Prioritising SLMs over LLMs in developing countries
Given the distinctions previously outlined, why should Caribbean and other developing countries consider prioritising SLMs over the pursuit of building or solely relying on LLMs? SLMs offer a more pragmatic alternative to LLMs with the potential to create more immediate and local solutions that have an impact:
- SLMs can address local language needs. The linguistic diversity within the Caribbean region, with its various creole languages and dialects, often leaves these languages underrepresented in the massive datasets used to train LLMs. SLMs can be trained on smaller, carefully curated datasets of local languages, leading to more accurate and culturally relevant applications in areas such as education, agriculture, healthcare, customer service, as well as wider public education and awareness campaigns.
- SLMs can bridge the digital divide. The high cost of infrastructure and access to reliable internet can be significant barriers in developing nations. SLMs, with their lower computational demands, can be deployed on existing infrastructure and even offline, thus able to reach underserved communities and bridge the digital divide.
- SLMs can foster local innovation. Focusing on SLMs can empower local researchers, developers, and entrepreneurs to build AI solutions tailored to their specific needs and challenges. This fosters local expertise and reduces reliance on expensive, often foreign-centric LLM-based solutions.
- SLMs can offer cost-effective solutions for key sectors. SLMs can be effectively applied in crucial sectors like agriculture (to provide localised weather information and farming advice), healthcare (to offer basic diagnostic support and health information in local languages), and tourism (to facilitate communication and providing culturally relevant information to visitors), all at a fraction of the cost of deploying LLM-based systems.
- SLMs can address data sovereignty and security. Noting the growing focus on data sovereignty and security in the Caribbean region,training and hosting SLMs locally can provide governments and organisations with greater control over their data, which can be particularly important for sensitive information within national contexts.

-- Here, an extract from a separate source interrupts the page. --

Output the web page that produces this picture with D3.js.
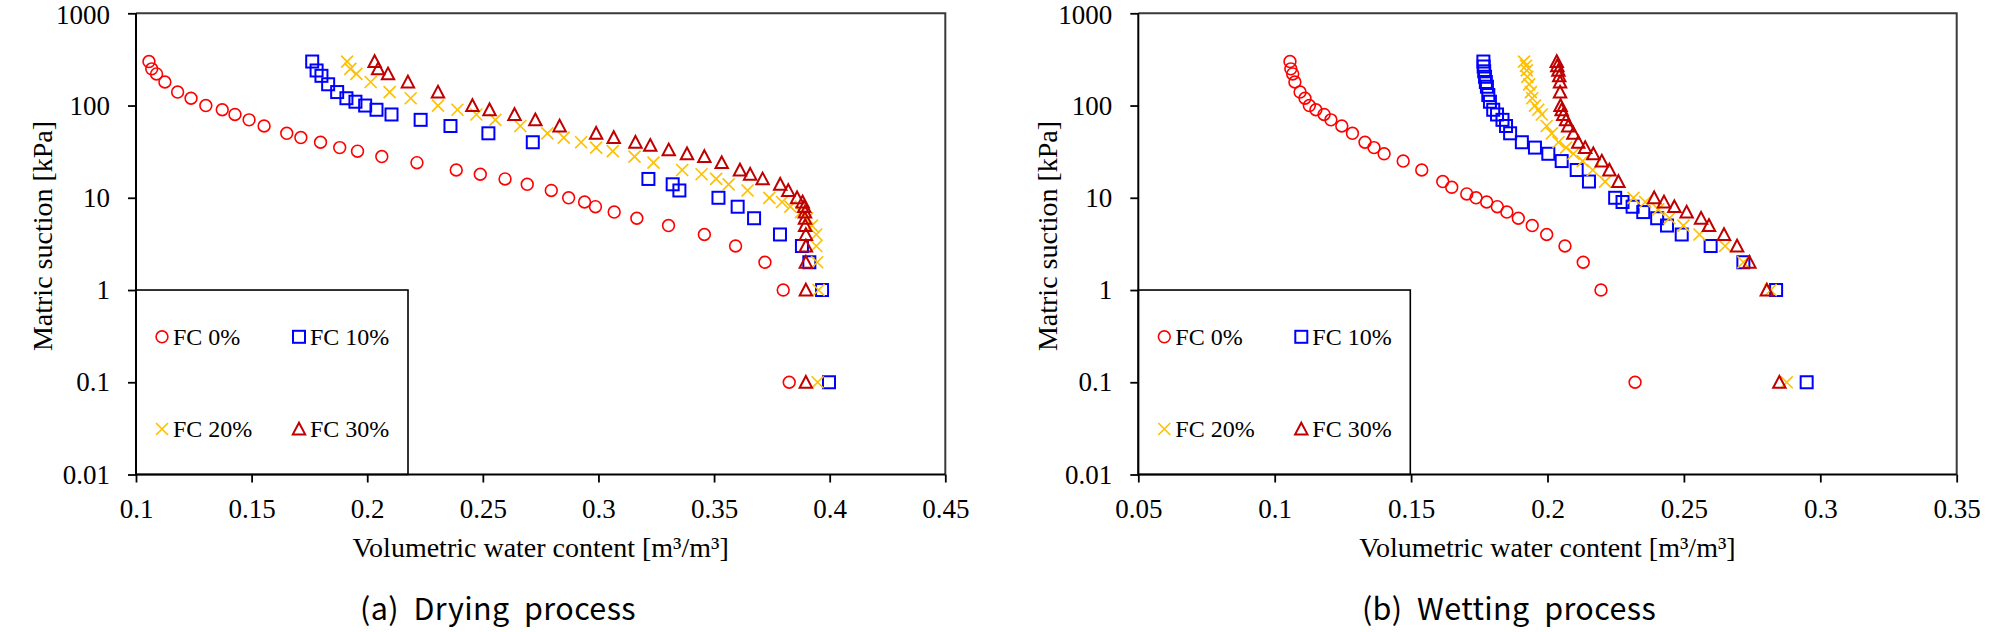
<!DOCTYPE html>
<html><head><meta charset="utf-8">
<script src="https://cdn.jsdelivr.net/npm/d3@7"></script>
<style>html,body{margin:0;padding:0;background:#fff;}svg{display:block;}</style>
</head><body>
<svg id="chart" width="2008" height="632"></svg>
<script>
// ---------- DATA (volumetric water content [m3/m3], matric suction [kPa]) ----------
const dryFC0 = [[0.1056,300],[0.1068,250],[0.1089,220],[0.1125,180],[0.118,140],[0.1238,120],[0.1302,100],[0.1373,90],[0.1428,80],[0.1489,70],[0.1554,60],[0.1652,50],[0.1713,45],[0.1798,40],[0.1881,35],[0.1958,32],[0.2063,28],[0.2215,24],[0.2385,20],[0.2489,18],[0.2596,16],[0.2692,14],[0.2796,12],[0.2871,10],[0.294,9],[0.2987,8],[0.3068,7],[0.3166,6],[0.3303,5],[0.3458,4],[0.3593,3],[0.372,2],[0.3799,1],[0.3825,0.1]];
const dryFC10 = [[0.1762,300],[0.1781,240],[0.1802,210],[0.1831,170],[0.187,140],[0.191,120],[0.1949,110],[0.1991,100],[0.204,90],[0.2105,80],[0.2231,70],[0.236,60],[0.2524,50],[0.2716,40],[0.3216,16],[0.3321,14],[0.335,12],[0.3519,10],[0.3602,8],[0.3673,6],[0.3785,4],[0.388,3],[0.3912,2],[0.3967,1],[0.3997,0.1]];
const dryFC20 = [[0.1913,300],[0.1927,250],[0.1953,220],[0.2015,180],[0.2097,140],[0.2188,120],[0.2306,100],[0.239,90],[0.2472,80],[0.2554,70],[0.2662,60],[0.2779,50],[0.285,45],[0.2925,40],[0.299,35],[0.3062,32],[0.3156,28],[0.3238,24],[0.3362,20],[0.3446,18],[0.3509,16],[0.3563,14],[0.3645,12],[0.3739,10],[0.3794,9],[0.383,8],[0.3876,7],[0.3903,6],[0.3923,5],[0.3942,4],[0.3942,3],[0.3946,2],[0.3952,1],[0.3948,0.1]];
const dryFC30 = [[0.2032,300],[0.2047,250],[0.209,220],[0.2176,180],[0.2306,140],[0.2455,100],[0.2529,90],[0.2637,80],[0.2727,70],[0.2832,60],[0.299,50],[0.3066,45],[0.316,40],[0.3224,37],[0.3304,33],[0.3383,30],[0.3458,28],[0.3533,24],[0.3612,20],[0.3656,18],[0.371,16],[0.3786,14],[0.3821,12],[0.3859,10],[0.3883,9],[0.389,8],[0.3893,7],[0.3893,6],[0.3894,5],[0.3897,4],[0.3897,3],[0.3897,2],[0.3897,1],[0.3897,0.1]];

const wetFC0 = [[0.1056,300],[0.1059,250],[0.1066,220],[0.1074,180],[0.1093,140],[0.1111,120],[0.1127,100],[0.1151,90],[0.1181,80],[0.1206,70],[0.1246,60],[0.1285,50],[0.1331,40],[0.1364,35],[0.1401,30],[0.1471,25],[0.1539,20],[0.1616,15],[0.1649,13],[0.1704,11],[0.1738,10],[0.1777,9],[0.1816,8],[0.1851,7],[0.1893,6],[0.1944,5],[0.1997,4],[0.2064,3],[0.2131,2],[0.2196,1],[0.2321,0.1]];
const wetFC10 = [[0.1765,300],[0.1766,265],[0.1768,235],[0.1771,205],[0.1774,180],[0.1778,160],[0.1783,130],[0.1789,110],[0.1801,90],[0.1815,80],[0.1835,70],[0.1848,60],[0.1863,50],[0.1906,40],[0.1954,35],[0.2003,30],[0.2052,25],[0.2107,20],[0.2152,15],[0.2248,10],[0.2275,9],[0.2312,8],[0.2351,7],[0.2402,6],[0.2438,5],[0.2492,4],[0.2598,3],[0.2718,2],[0.2838,1],[0.295,0.1]];
const wetFC20 = [[0.1914,300],[0.1921,270],[0.1924,240],[0.1926,205],[0.1933,170],[0.1939,140],[0.1944,120],[0.1954,100],[0.1966,90],[0.1979,80],[0.1997,60],[0.2016,50],[0.204,40],[0.2068,35],[0.2095,30],[0.2129,25],[0.2166,20],[0.2211,15],[0.2315,10],[0.2358,9],[0.2406,7.5],[0.2447,6],[0.2498,5],[0.2557,4],[0.2651,3],[0.2718,2],[0.2818,1],[0.2877,0.1]];
const wetFC30 = [[0.2034,300],[0.2036,270],[0.204,240],[0.2043,210],[0.2046,180],[0.2046,140],[0.2048,100],[0.2052,90],[0.2058,80],[0.2068,70],[0.2076,60],[0.2095,50],[0.2113,40],[0.2138,35],[0.2168,30],[0.2199,25],[0.2227,20],[0.226,15],[0.2391,10],[0.2427,9],[0.2465,8],[0.251,7],[0.2563,6],[0.2592,5],[0.2647,4],[0.2695,3],[0.274,2],[0.2804,1],[0.285,0.1]];

const seriesNames = ["FC 0%","FC 10%","FC 20%","FC 30%"];
const yTicks = [0.01,0.1,1,10,100,1000];
const xTicksDry = [0.1,0.15,0.2,0.25,0.3,0.35,0.4,0.45];
const xTicksWet = [0.05,0.1,0.15,0.2,0.25,0.3,0.35];
const xTitle = "Volumetric water content [m³/m³]";
const yTitle = "Matric suction [kPa]";
const captions = ["(a)  Drying  process","(b)  Wetting  process"];

// ---------- STYLE ----------
const colors = ["#FF0000","#0000FF","#FFC000","#C00000"];
const serif = "'Liberation Serif','Times New Roman',serif";
const sans = "'Noto Sans CJK KR','Noto Sans',sans-serif";

const svg = d3.select("#chart");

const panels = [
  {data:[dryFC0,dryFC10,dryFC20,dryFC30], xDomain:[0.1,0.45], x0:136, x1:945.3, ticks:xTicksDry, caption:captions[0], capX:498, yTitleX:42},
  {data:[wetFC0,wetFC10,wetFC20,wetFC30], xDomain:[0.05,0.35], x0:1138.3, x1:1956.7, ticks:xTicksWet, caption:captions[1], capX:1509, yTitleX:1047}
];
const yTop = 13.3, yBot = 474.5;

function drawMarker(g, type, color){
  if(type===0){
    g.append("circle").attr("r",5.9).attr("fill","none").attr("stroke",color).attr("stroke-width",1.6);
  } else if(type===1){
    g.append("rect").attr("x",-6).attr("y",-6).attr("width",12).attr("height",12)
      .attr("fill","none").attr("stroke",color).attr("stroke-width",2);
  } else if(type===2){
    g.append("path").attr("d","M-6,-6L6,6M-6,6L6,-6").attr("fill","none").attr("stroke",color).attr("stroke-width",1.7);
  } else {
    g.append("path").attr("d","M0,-6.3L6.2,5.4L-6.2,5.4Z").attr("fill","none").attr("stroke",color)
      .attr("stroke-width",2).attr("stroke-linejoin","miter");
  }
}

panels.forEach(p=>{
  const x = d3.scaleLinear().domain(p.xDomain).range([p.x0,p.x1]);
  const y = d3.scaleLog().domain([0.01,1000]).range([yBot,yTop]);
  const g = svg.append("g");

  // top & right border
  g.append("path").attr("d",`M${p.x0},${yTop}H${p.x1}V${yBot}`)
    .attr("fill","none").attr("stroke","#3a3a3a").attr("stroke-width",2);

  // legend box
  const lg = g.append("g");
  lg.append("rect").attr("x",p.x0).attr("y",y(1)).attr("width",272).attr("height",y(0.01)-y(1))
    .attr("fill","#fff").attr("stroke","#000").attr("stroke-width",1.6);
  const legPos = [[26,336.8],[163,336.8],[26,429],[163,429]];
  seriesNames.forEach((n,i)=>{
    const m = lg.append("g").attr("transform",`translate(${p.x0+legPos[i][0]},${legPos[i][1]})`);
    drawMarker(m,i,colors[i]);
    lg.append("text").attr("x",p.x0+legPos[i][0]+11).attr("y",legPos[i][1]+8)
      .attr("font-family",serif).attr("font-size",24).attr("fill","#000").text(n);
  });

  // axes
  const xAxis = d3.axisBottom(x).tickValues(p.ticks).tickSize(8).tickPadding(16)
    .tickFormat(d=>String(Math.round(d*100)/100));
  const gx = g.append("g").attr("transform",`translate(0,${yBot})`).call(xAxis);
  const yAxis = d3.axisLeft(y).tickValues(yTicks).tickSize(8).tickPadding(18)
    .tickFormat(d=>String(d));
  const gy = g.append("g").attr("transform",`translate(${p.x0},0)`).call(yAxis);
  [gx,gy].forEach(a=>{
    a.select(".domain").attr("stroke","#000").attr("stroke-width",2)
      .attr("d", a===gx ? `M${p.x0},0H${p.x1}` : `M0,${yBot}V${yTop}`);
    a.selectAll(".tick line").attr("stroke","#000").attr("stroke-width",1.8);
    a.selectAll(".tick text").attr("font-family",serif).attr("font-size",27).attr("fill","#000");
  });
  // keep the top label fully inside the page
  gy.selectAll(".tick text").filter(d=>d===1000).attr("dy","0.38em");

  // data
  p.data.forEach((ser,i)=>{
    g.append("g").selectAll("g").data(ser).join("g")
      .attr("transform",d=>`translate(${x(d[0])},${y(d[1])})`)
      .each(function(){ drawMarker(d3.select(this),i,colors[i]); });
  });

  // titles
  g.append("text").attr("x",(p.x0+p.x1)/2).attr("y",557).attr("text-anchor","middle")
    .attr("font-family",serif).attr("font-size",28).attr("fill","#000").text(xTitle);
  g.append("text").attr("transform",`translate(${p.yTitleX},236) rotate(-90)`).attr("text-anchor","middle")
    .attr("dominant-baseline","central")
    .attr("font-family",serif).attr("font-size",28).attr("fill","#000").text(yTitle);
  g.append("text").attr("x",p.capX).attr("y",620).attr("text-anchor","middle")
    .attr("font-family",sans).attr("font-size",30.5).attr("font-weight",400)
    .attr("letter-spacing",0.4).attr("fill","#000")
    .style("white-space","pre").text(p.caption);
});
</script>
</body></html>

Although this article highlights the benefits of SLMs, it does not mean that LLMs have no role to play in developing nations. LLMs can be valuable tools for accessing and processing global knowledge, which we have been experiencing and enjoying. However, for building powerful and sustainable AI solutions that directly address local needs, leverage contexts and can operate successfully in resource-constrained environments, SLMs offer a more accessible, affordable, and ultimately, more empowering path forward for the Caribbean countries and the wider developing world by unlocking the transformative potential of natural language processing on their own terms.
Image credit: Pixabay
Michelle, many thanks for positioning SLMs as a good strategic fit for SIDS. I can affirm that for all the reasons you laid out, SLMs are within reach for SIDS. They are affordable, adaptable, and locally deployable. We should continue to promote this model of AI not only as a practical path to digital empowerment without dependency on global cloud infrastructure (low latency) but also emphasize versatility for addressing specific tasks – as in its utilisation in specific use cases and languages – makes it a really good choice for implementation as public goods with assured data sovereignty.